Round 11 of the 2017 World Superbike championship certainly didn’t disappoint – which let me tell you – feels superb to say.

It would be an injustice to not focus on Jonathan Rea and the factory Kawasaki outfit creating World Superbike history first. The Northern Irishman finally wrapped up what we’ve known for most of the season – his third straight championship, becoming the first rider to ever reach that feat.

After claiming pole for race one, despite getting cosy with the gravel traps in Superpole, the 30 year old then left the others in his wake as he stormed to victory in immensely difficult conditions under French skies. The perfect race to confirm his place as one of the all time Superbike greats.

Speaking to British Eurosport after his triumph, Rea commented; “I dreamt of [winning] one world championship as a kid. It was all I hung on to through the sacrifices of my parents during my motocross days.”

“To get one was incredible. Then going back to back with the new bike was unbelievable. This one… I’ve no words.”

His outing in race two was cut short after colliding with Eugene Laverty’s stricken Aprilia, nonetheless, an incredible weekend for the-now triple world champion.

Davies first title is by no means far away. A DNF in race 1 was an all too familiar story for the Welshman this year, with inconsistent results letting the man in green run away with the title.

Along with Tom Sykes, the Ducati man has been the other stand out performer this year with seven wins under his belt. He’s shown he can battle and beat Rea. Now, we just have to see it happen over the course of a season and hopefully, we can see Chaz claim his maiden Superbike title that we know he deserves.

All credit to the 30-year-old who proved he isn’t going to slow up for the remainder of the year despite losing out on the title.

Ah, the Pata Yamaha team. I think I can speak on behalf of every World Superbike fan at least and say how pleasing it was to see both Alex Lowes and Michael Van Der Mark celebrate on the podium in race two. The Englishman, twin to brother Sam, secured his third podium of the season to continue what has been a very positive year for Alex, despite consistent podiums eluding him and the team.

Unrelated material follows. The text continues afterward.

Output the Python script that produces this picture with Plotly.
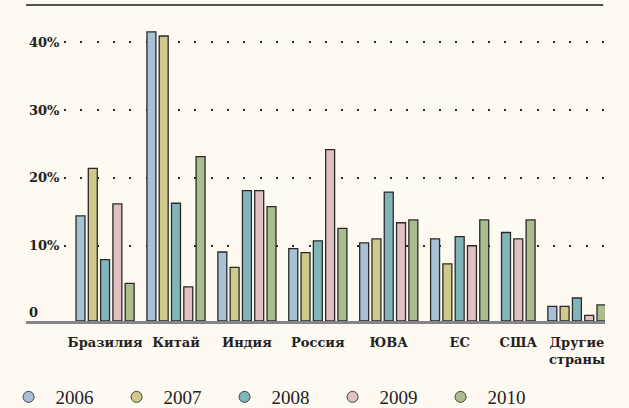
import plotly.graph_objects as go

countries = ["Бразилия", "Китай", "Индия", "Россия", "ЮВА", "ЕС", "США", "Другие<br>страны"]
years = ["2006", "2007", "2008", "2009", "2010"]

v2006 = [15.1, 41.5, 9.9, 10.4, 11.2, 11.8, None, 2.1]
v2007 = [21.9, 40.9, 7.7, 9.8, 11.8, 8.2, None, 2.1]
v2008 = [8.8, 16.9, 18.7, 11.5, 18.5, 12.1, 12.7, 3.3]
v2009 = [16.8, 4.9, 18.7, 24.6, 14.1, 10.8, 11.8, 0.8]
v2010 = [5.4, 23.6, 16.4, 13.3, 14.5, 14.5, 14.5, 2.3]
series = [v2006, v2007, v2008, v2009, v2010]

grid_vals = [10, 20, 30, 40]
grid_text = ["10%", "20%", "30%", "40%"]

colors = ["#a7c2d5", "#d0c98a", "#80b6b9", "#e0c0c0", "#abbc8e"]
bg = "#fef9f1"
ink = "#222222"

# bars are packed one after another, with an extra gap between countries
GAP = 0.77
pos = {}
centers = []
cursor = 0
for i in range(len(countries)):
    start = cursor
    for k, vals in enumerate(series):
        if vals[i] is not None:
            pos[(i, k)] = cursor
            cursor += 1
    centers.append((start + cursor - 1) / 2)
    cursor += GAP
last = cursor - GAP - 1

fig = go.Figure()

for k, vals in enumerate(series):
    xs, ys = [], []
    for i, v in enumerate(vals):
        if v is not None:
            xs.append(pos[(i, k)])
            ys.append(v)
    fig.add_trace(go.Bar(
        x=xs, y=ys, width=0.73,
        marker=dict(color=colors[k], line=dict(color="#2a2a2a", width=1.3)),
        showlegend=False,
    ))

# legend entries with round markers
for k, yr in enumerate(years):
    fig.add_trace(go.Scatter(
        x=[None], y=[None], mode="markers", name=yr,
        marker=dict(symbol="circle", size=11, color=colors[k],
                    line=dict(color="#444444", width=1)),
    ))

# a dotted grid that starts right after the labels
dots = ["0px", "38px"] + ["2px", "14.3px"] * 34
dash = ",".join(dots)

unit = (601.5 - 80.5) / last
x_lo = -(80.5 - 26) / unit
x_hi = last + (605 - 601.5) / unit

label_font = dict(family="DejaVu Serif", size=13, color=ink, weight="bold")

fig.update_layout(
    width=629, height=408,
    margin=dict(l=26, r=24, t=5, b=87),
    paper_bgcolor=bg, plot_bgcolor=bg,
    barmode="overlay",
    showlegend=True,
    legend=dict(
        orientation="h", xref="container", yref="container",
        x=0.0025, y=0.0735, xanchor="left", yanchor="top",
        font=dict(family="Liberation Serif", size=19, color=ink),
        itemwidth=44, entrywidth=49, bgcolor="rgba(0,0,0,0)",
    ),
    xaxis=dict(
        range=[x_lo, x_hi], tickvals=centers, ticktext=countries,
        showgrid=False, zeroline=False,
        showline=True, linecolor="#858585", linewidth=2.5,
        ticks="", ticklabelstandoff=8, tickfont=label_font,
    ),
    yaxis=dict(
        range=[0, 45.35], tickvals=[0], ticktext=["0"],
        showgrid=False, zeroline=False, ticks="",
        ticklabelposition="inside", ticklabelshift=-9, tickfont=label_font,
    ),
    # labels and dotted grid of the value scale
    yaxis2=dict(
        overlaying="y", side="left", range=[-1.1, 45.5],
        tickvals=grid_vals, ticktext=grid_text,
        showgrid=True, gridcolor="#2b2b2b", gridwidth=2, griddash=dash,
        zeroline=False, ticks="", ticklabelposition="inside",
        tickfont=label_font,
    ),
    shapes=[dict(type="line", xref="paper", yref="paper", x0=0, x1=0.997,
                 y0=1, y1=1, line=dict(color="#1a1a1a", width=1.5))],
)

# an empty trace so that the second y axis is drawn
fig.add_trace(go.Scatter(x=[None], y=[None], yaxis="y2", showlegend=False))

fig.write_html("out.html", config={"displayModeBar": False},
               post_script="document.body.style.margin='0';")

His Dutch teammate crossed the line third to pick up his second podium of the season and like his team mate, van der Mark has impressed this year. The boys in blue have cemented their place as the best of the rest, with number 22 sitting on 200 points in the championship and the number 60 sitting on 189. The race to be fourth in the championship, in my opinion, will be the hottest battle out there in the remaining four races.

Moving onto Marco Melandri and like we didn’t know this already, but make no mistake,  he’s still got it. He’s only had one win this season which came in Misano race two, however, the wily old fox has only failed to step on the podium at two of the rounds in 2017, Donington Park and Laguna Seca.

So what else did we learn? Leon Camier is the unluckiest guy out there. No one deserves a taste of the champagne more than he does this season after some of the performances he’s managed to strangle out of the out-dated MV Agusta. The devastation from both rider and team were clear to see after the bike gave up on him (again) whilst challenging for an almost certain rostrum in race two, one better than he went in race one.

There are strong rumours linking the former British Superbike champion with a move away from the Italian manufacturer, with Honda being the likely destination if the stories are to be believed, although MotoGP migrant Loris Baz is also rumoured to have that seat.

Overall, the Pirelli French round was an indicator of how great the series can be and still is. Yes, changes need to be made and seeing Jonny Rea win the title with two rounds to go isn’t great for the neutral but the genuine world class talent the series possesses shouldn’t go a miss.

Jerez is next up for the World Superbike circus, before they touch down in Qatar for the last round of the season at the start of November. It is rumoured that WSBK will no longer attend Jerez after this season, whilst Qatar looks set to stay.